Maximo Ricci - 'Touching Extremes' - ouviu e escreveu: «This is the Creative Sources release number 100. An historic goal reached by such a small label, therefore worth of a serious celebration. That’s why Ernesto Rodrigues prepared this triple CD featuring the VGO, a marauding multi-timbral collective comprising several among the finest Portuguese (and not only that) avant-garde artists, all able to grace our ears with their ability of performing impromptu. Among the many, Sei Miguel, Fala Mariam, Johannes Krieger, Nuno Rebelo, Carlos Santos, Rafael Toral, Alípio C. Neto. Rodrigues himself describes the conducting procedures as “balancing the sound masses that travel in the acoustic space, dictating the construction of the real-time composition, and thus revealing the organized juxtaposition of specific instruments as mobile sound groups”. The five lengthy tracks were recorded live (in Lisbon and Barreiro) in different settings - art galleries to festivals to jazz stores. Rather than swallowing an impossible “regular” review, take a look at the notes that this writer jotted down in reaction to the sounds heard, just to have vague indications of what’s contained in this boiler.

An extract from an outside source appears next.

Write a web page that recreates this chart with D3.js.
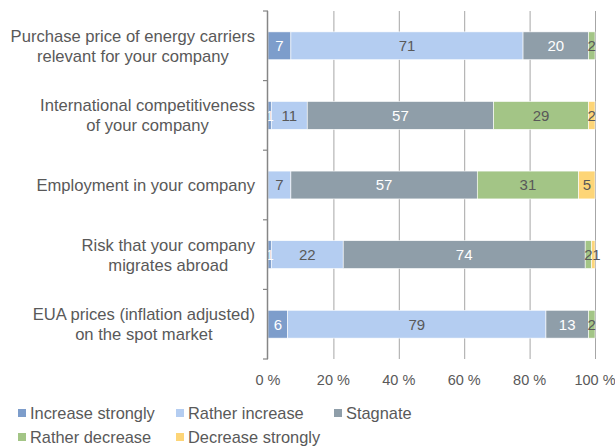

First disc: a single cut of about 54 minutes, no muteness at all, many moments of gradually growing tension without looking back, lots of instrumental muscularity, dynamics tending to the “fortissimo” in the final fraction of the piece, where the majority of the players literally screams. Distant similarities: “Strings with Evan Parker”, Centipede’s “Septober Energy”. Tendency to a magmatic chaos, sometimes morphing into semi-structured libertarianism, but the musical flux remains concentrated in well determined batches of timbres and interrelations. Appreciable balance between electric and acoustic instrumental tinctures.

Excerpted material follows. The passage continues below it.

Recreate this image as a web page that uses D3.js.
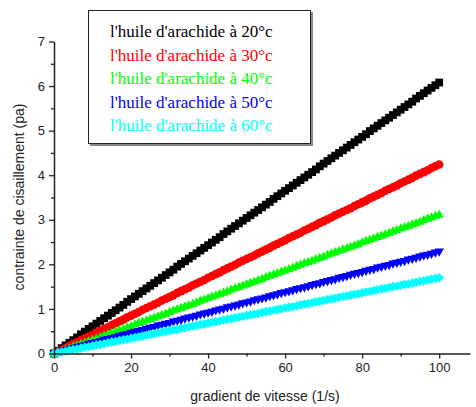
<!DOCTYPE html>
<html><head><meta charset="utf-8">
<script src="https://cdn.jsdelivr.net/npm/d3@7"></script>
<style>body{margin:0;background:#fff}svg{display:block}</style>
</head><body><svg id="c" width="476" height="407"></svg>
<script>
const shearRate = [0,1,2,3,4,5,6,7,8,9,10,11,12,13,14,15,16,17,18,19,20,21,22,23,24,25,26,27,28,29,30,31,32,33,34,35,36,37,38,39,40,41,42,43,44,45,46,47,48,49,50,51,52,53,54,55,56,57,58,59,60,61,62,63,64,65,66,67,68,69,70,71,72,73,74,75,76,77,78,79,80,81,82,83,84,85,86,87,88,89,90,91,92,93,94,95,96,97,98,99,100];
const stress20 = [0,0.06,0.12,0.18,0.24,0.30,0.36,0.43,0.49,0.55,
 0.61,0.67,0.73,0.79,0.85,0.91,0.97,1.03,1.09,1.16,
 1.22,1.28,1.34,1.40,1.46,1.52,1.58,1.64,1.70,1.76,
 1.82,1.88,1.95,2.01,2.07,2.13,2.19,2.25,2.31,2.37,
 2.43,2.49,2.55,2.61,2.68,2.74,2.80,2.86,2.92,2.98,
 3.04,3.10,3.16,3.22,3.28,3.34,3.40,3.47,3.53,3.59,
 3.65,3.71,3.77,3.83,3.89,3.95,4.01,4.07,4.13,4.20,
 4.26,4.32,4.38,4.44,4.50,4.56,4.62,4.68,4.74,4.80,
 4.86,4.92,4.99,5.05,5.11,5.17,5.23,5.29,5.35,5.41,
 5.47,5.53,5.59,5.65,5.72,5.78,5.84,5.90,5.96,6.02,
 6.08];
const stress30 = [0,0.04,0.08,0.13,0.17,0.21,0.25,0.30,0.34,0.38,
 0.42,0.47,0.51,0.55,0.59,0.64,0.68,0.72,0.76,0.81,
 0.85,0.89,0.93,0.98,1.02,1.06,1.10,1.14,1.19,1.23,
 1.27,1.31,1.36,1.40,1.44,1.48,1.53,1.57,1.61,1.65,
 1.70,1.74,1.78,1.82,1.87,1.91,1.95,1.99,2.04,2.08,
 2.12,2.16,2.20,2.25,2.29,2.33,2.37,2.42,2.46,2.50,
 2.54,2.59,2.63,2.67,2.71,2.76,2.80,2.84,2.88,2.93,
 2.97,3.01,3.05,3.10,3.14,3.18,3.22,3.26,3.31,3.35,
 3.39,3.43,3.48,3.52,3.56,3.60,3.65,3.69,3.73,3.77,
 3.82,3.86,3.90,3.94,3.99,4.03,4.07,4.11,4.16,4.20,
 4.24];
const stress40 = [0,0.03,0.06,0.09,0.12,0.16,0.19,0.22,0.25,0.28,
 0.31,0.34,0.37,0.41,0.44,0.47,0.50,0.53,0.56,0.59,
 0.62,0.66,0.69,0.72,0.75,0.78,0.81,0.84,0.87,0.90,
 0.94,0.97,1.00,1.03,1.06,1.09,1.12,1.15,1.19,1.22,
 1.25,1.28,1.31,1.34,1.37,1.40,1.44,1.47,1.50,1.53,
 1.56,1.59,1.62,1.65,1.68,1.72,1.75,1.78,1.81,1.84,
 1.87,1.90,1.93,1.97,2.00,2.03,2.06,2.09,2.12,2.15,
 2.18,2.22,2.25,2.28,2.31,2.34,2.37,2.40,2.43,2.46,
 2.50,2.53,2.56,2.59,2.62,2.65,2.68,2.71,2.75,2.78,
 2.81,2.84,2.87,2.90,2.93,2.96,3.00,3.03,3.06,3.09,
 3.12];
const stress50 = [0,0.02,0.05,0.07,0.09,0.11,0.14,0.16,0.18,0.21,
 0.23,0.25,0.27,0.30,0.32,0.34,0.36,0.39,0.41,0.43,
 0.46,0.48,0.50,0.52,0.55,0.57,0.59,0.62,0.64,0.66,
 0.68,0.71,0.73,0.75,0.78,0.80,0.82,0.84,0.87,0.89,
 0.91,0.93,0.96,0.98,1.00,1.03,1.05,1.07,1.09,1.12,
 1.14,1.16,1.19,1.21,1.23,1.25,1.28,1.30,1.32,1.35,
 1.37,1.39,1.41,1.44,1.46,1.48,1.50,1.53,1.55,1.57,
 1.60,1.62,1.64,1.66,1.69,1.71,1.73,1.76,1.78,1.80,
 1.82,1.85,1.87,1.89,1.92,1.94,1.96,1.98,2.01,2.03,
 2.05,2.07,2.10,2.12,2.14,2.17,2.19,2.21,2.23,2.26,
 2.28];
const stress60 = [0,0.02,0.03,0.05,0.07,0.09,0.10,0.12,0.14,0.15,
 0.17,0.19,0.20,0.22,0.24,0.26,0.27,0.29,0.31,0.32,
 0.34,0.36,0.37,0.39,0.41,0.43,0.44,0.46,0.48,0.49,
 0.51,0.53,0.54,0.56,0.58,0.60,0.61,0.63,0.65,0.66,
 0.68,0.70,0.71,0.73,0.75,0.77,0.78,0.80,0.82,0.83,
 0.85,0.87,0.88,0.90,0.92,0.94,0.95,0.97,0.99,1.00,
 1.02,1.04,1.05,1.07,1.09,1.11,1.12,1.14,1.16,1.17,
 1.19,1.21,1.22,1.24,1.26,1.28,1.29,1.31,1.33,1.34,
 1.36,1.38,1.39,1.41,1.43,1.45,1.46,1.48,1.50,1.51,
 1.53,1.55,1.56,1.58,1.60,1.62,1.63,1.65,1.67,1.68,
 1.70];
const seriesNames = ["l'huile d'arachide à 20°c","l'huile d'arachide à 30°c","l'huile d'arachide à 40°c","l'huile d'arachide à 50°c","l'huile d'arachide à 60°c"];
const seriesValues = [stress20, stress30, stress40, stress50, stress60];
const xTicks = [0,20,40,60,80,100];
const yTicks = [0,1,2,3,4,5,6,7];
const xLabel = "gradient de vitesse (1/s)";
const yLabel = "contrainte de cisaillement (pa)";

const colors = ["#000000","#ff0000","#00ff00","#0000ff","#00ffff"];
const shapes = [
  "M-3.9,-3.9H3.9V3.9H-3.9Z",
  "M4.3,0A4.3,4.3 0 1,1 -4.3,0A4.3,4.3 0 1,1 4.3,0Z",
  "M0,-4.9L4.7,3.3L-4.7,3.3Z",
  "M0,4.9L4.7,-3.3L-4.7,-3.3Z",
  "M0,-4.8L4.8,0L0,4.8L-4.8,0Z"
];

const svg = d3.select("#c");
const x = d3.scaleLinear().domain([0,108]).range([54,470]);
const y = d3.scaleLinear().domain([0,7]).range([353.5,41.5]);

const fontSans = "Arial, 'Liberation Sans', sans-serif";
const axisColor = "#222";

seriesValues.forEach((vals, si) => {
  svg.append("g").selectAll("path").data(shearRate).enter().append("path")
    .attr("d", shapes[si])
    .attr("transform", (d,i) => `translate(${x(d)},${y(vals[i])})`)
    .attr("fill", colors[si]);
});

const xAxis = d3.axisBottom(x).tickValues(xTicks).tickFormat(d3.format("d")).tickSize(5).tickSizeOuter(0).tickPadding(4);
svg.append("g").attr("transform", `translate(0,${y(0)})`).call(xAxis);
const xMinor = d3.axisBottom(x).tickValues([10,30,50,70,90]).tickSize(3).tickSizeOuter(0).tickFormat("");
svg.append("g").attr("transform", `translate(0,${y(0)})`).call(xMinor).select(".domain").remove();
const yAxis = d3.axisLeft(y).tickValues(yTicks).tickFormat(d3.format("d")).tickSize(5).tickSizeOuter(0).tickPadding(4);
svg.append("g").attr("transform", `translate(${x(0)},0)`).call(yAxis);
const yMinor = d3.axisLeft(y).tickValues([0.5,1.5,2.5,3.5,4.5,5.5,6.5]).tickSize(3).tickSizeOuter(0).tickFormat("");
svg.append("g").attr("transform", `translate(${x(0)},0)`).call(yMinor).select(".domain").remove();

svg.selectAll(".domain").attr("stroke", axisColor).attr("stroke-width", 1.5);
svg.selectAll(".tick line").attr("stroke", axisColor).attr("stroke-width", 1.3);
svg.selectAll(".tick text").attr("font-family", fontSans).attr("font-size", 13).attr("fill", "#222");

svg.append("text").attr("x", 265).attr("y", 401).attr("text-anchor","middle")
  .attr("font-family", fontSans).attr("font-size", 14).attr("fill","#222").text(xLabel);
svg.append("text").attr("transform", "translate(24,197) rotate(-90)").attr("text-anchor","middle")
  .attr("font-family", fontSans).attr("font-size", 14).attr("fill","#222").text(yLabel);

const lg = svg.append("g");
lg.append("rect").attr("x", 90).attr("y", 12).attr("width", 223).attr("height", 134).attr("fill", "#888");
lg.append("rect").attr("x", 88.5).attr("y", 10.5).attr("width", 222).attr("height", 133)
  .attr("fill", "#fff").attr("stroke", "#222").attr("stroke-width", 1);
lg.selectAll("text.lt").data(seriesNames).enter().append("text")
  .attr("x", 110).attr("y", (d,i) => 37 + i*23.5)
  .attr("font-family", "'Times New Roman','Liberation Serif',serif").attr("font-size", 17)
  .attr("fill", (d,i) => colors[i]).text(d => d);
</script></body></html>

Second disc: additional prominence is often given to the “brass section”, the improvisational ebb and flow making the whole sound even less organized; calm appears every once in a while, the musicians apparently taking a little break in the battlefield before deploying the next attack strategies. A little bit more “experimental” in terms of general sonority, with no promise of good behaviour from anyone. Pluck and hit techniques are applied sparsely amidst the different families of instruments. Lots of electronic interferences coming and going. Delirious accordion dissonance. Not always ear-pleasing, yet perennially stimulating materials.

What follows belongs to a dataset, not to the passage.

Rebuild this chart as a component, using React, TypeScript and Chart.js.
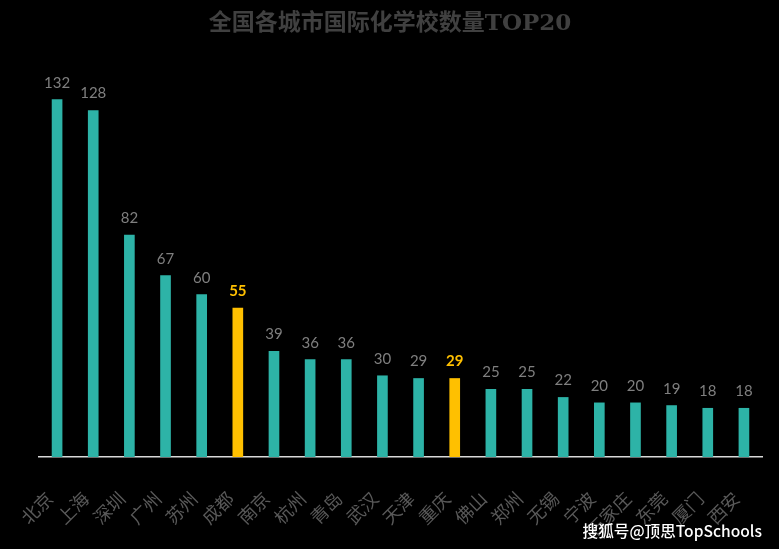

Third disc: starting with a throbbing pulse, the group reaches for the highest level of liberation, often bordering on sheer confusion. This time, strings, brass and electronics search for a common denominator that in other places had been difficult to imagine, finding it in a mixture of raging exhalation and pulverizing power. No one suffers in silence, everybody sticks to the amalgamation of happiness and excitement that the occasion generated. This is probably the most “freewheeling” segment of the set, and Rodrigues’ hasty “obrigado” at the end of the record looks like an excuse to cut short something that could have gone on for a whole night.
If all of the above wasn’t clear enough, we’re talking about a great album. Besides the CS cognoscenti, also fans of Emanem’s aesthetics should lend an ear or two. Conducted improvisation at a high level of maturity, still vibrating enough to keep listeners wide awake».